Shot with non-professional actors, whose “leader” of the gang is Lamberto Maggiorani (but, in one scene, dressed as a young priest, there is also an unknown Sergio Leone), the film is, perhaps more than “Rome, Open City”, the pivotal work of Italian neorealism, capable as it is of narrating types and situations that can only be set in a specific era: the post-war period. Among posters of “Gilda”, fake fortune-tellers who charge heavily, gatherings of the destitute desperately trying to scrounge a hot meal for lunch, rustic taverns entertaining clients with folk songs, Sundays at the stadium watching Roma, with the lightness and disillusion typical of the mid-1940s. But De Sica is a superb director and directs the actors sublimely (the young Bruno, played by Enzo Staiola, is spine-tingling, especially in the finale when, unable to cry as the script required, De Sica devised a clever stratagem, which Scola would pay homage to years later in “We All Loved Each Other So Much” (1974), and I won't reveal it...), but excels even more when pulling the strings of the tale, crafting an Oscar-winning finale (and, in fact, it won) mixing suspense almost like a thriller with fluid camera movements, turning the conclusion (the father attempts to steal a bicycle himself but risks being lynched by the crowd and is saved only because everyone pities Bruno's tears) into a masterpiece not only narratively but also technically, from a total director.
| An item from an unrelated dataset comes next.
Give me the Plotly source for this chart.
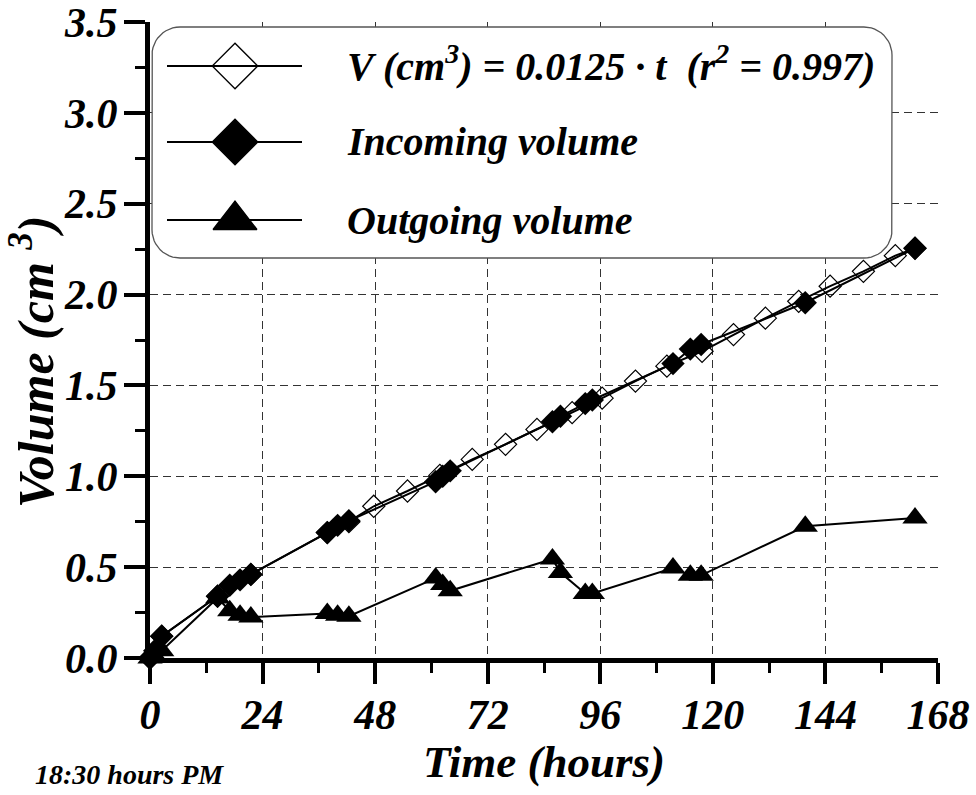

One should then mention the famous “Zavattinian trailing”, here at its peak. Essentially, according to Zavattini, the screenplay writer (and of many other “De Sica” works), the camera, and thus the director, should meticulously and obsessively follow the film's protagonists almost as if it were an extra eye in addition to the viewer's. De Sica would carry this concept forward in many other films (see, indeed, “Umberto D”) and would create a legacy: neorealism was also about narrating reality by following with a detached eye the figures that traverse Italy, and indeed De Sica never judges (is it right for the father to steal a bicycle in turn? Is it right for the trickster fortune-teller to continue her fraudulent work?), narrates, tells what he sees and imposes it upon us, nothing more than reality. Zavattini was one of the most influential intellectuals in Italy, on par with Ennio Flaiano, figures now unthinkable and thus, unattainable.
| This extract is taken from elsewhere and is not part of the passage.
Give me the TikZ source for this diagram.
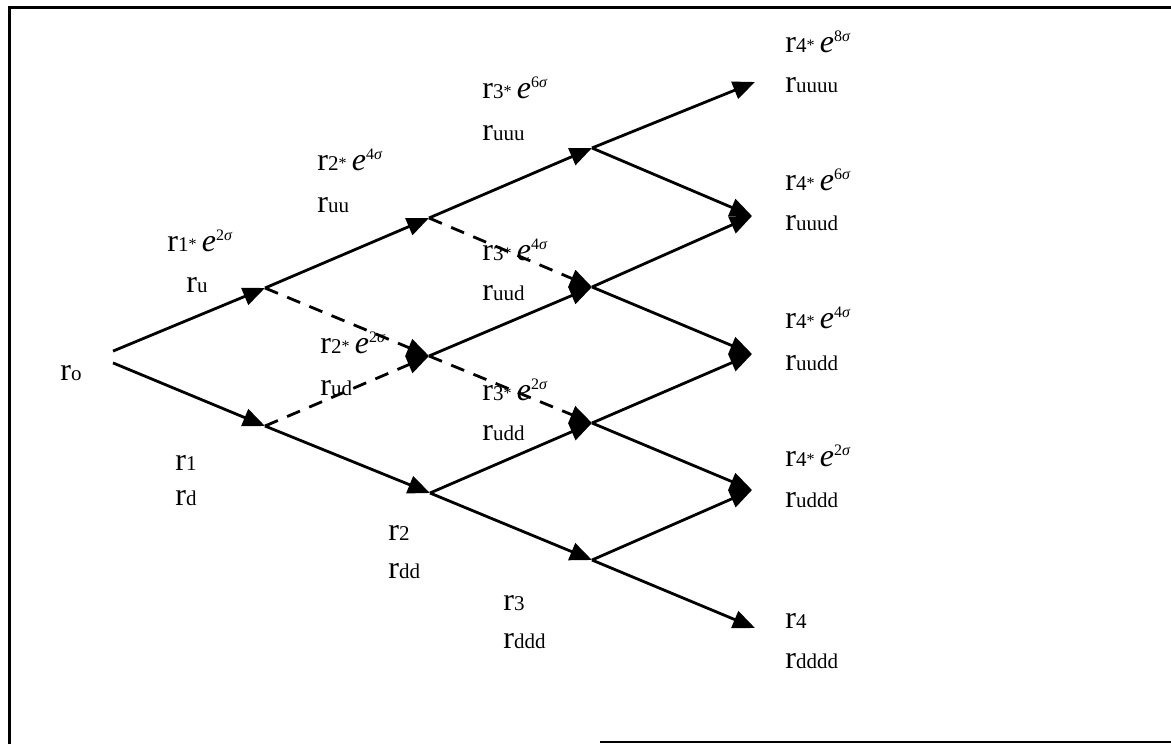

With some small deviations from neorealist logic:

“[...] It is indeed true that the narrative structure of Thieves […] allows almost involuntary glimpses of reality, so to speak, lateral to the line of the narrative. And this precisely goes in the direction of a realism that does not want to, and strictly speaking cannot be identified at any level with the so-called reality, but which wants and cannot help but be a discourse on a certain reality” (Franco Pecori)
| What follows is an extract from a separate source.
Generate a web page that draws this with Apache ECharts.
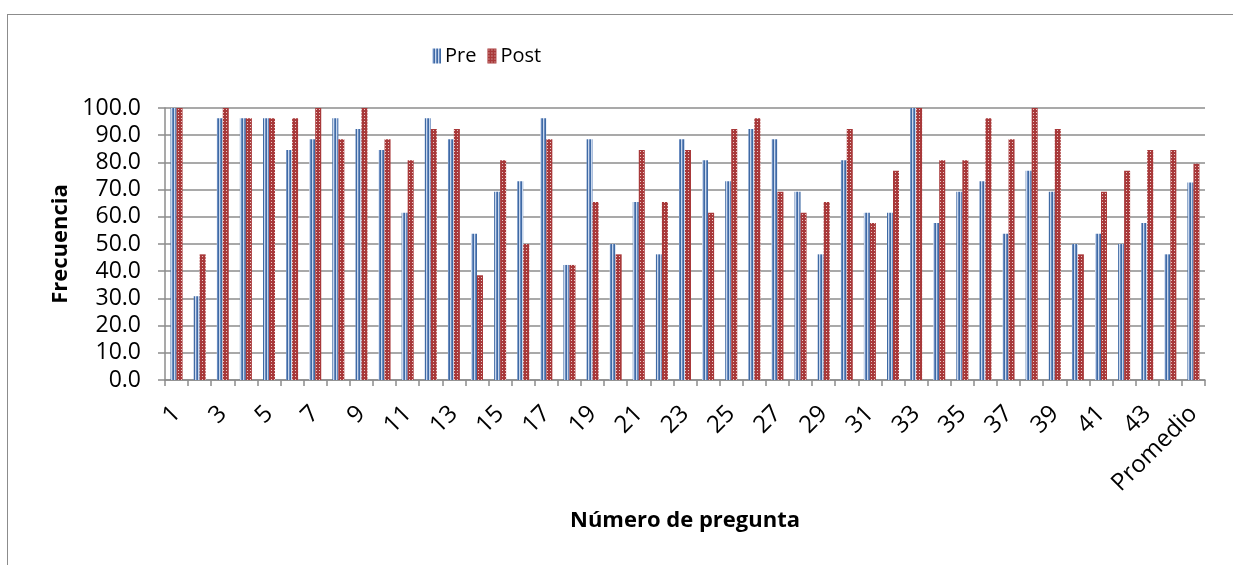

Upon its release, the film proved to be a great success, but not free from criticism, which, for once, did not only come from industry insiders but also from the public. Abroad, however, it went tremendously well. In Rome, at the premiere at the Metropolitan, people asked for a ticket refund, while in Paris, a screening was organized with three thousand cultural and artistic figures. At the end of the film, René Clair embraced De Sica and the famous critic Bazin said: “the ideal center around which the works of other great directors gravitate on their particular orbit”

Over the years, it truly became a reference point for major modern filmmakers. Woody Allen described it as “my favorite film”; Martin Scorsese fell in love with it as a child (along with “Paisan” (1946) by Rossellini) and made it a cornerstone of his future cinema; Robert Altman would pay homage to it gracefully in “The Player” (1992). From here, from “Bicycle Thieves”, there is no going back.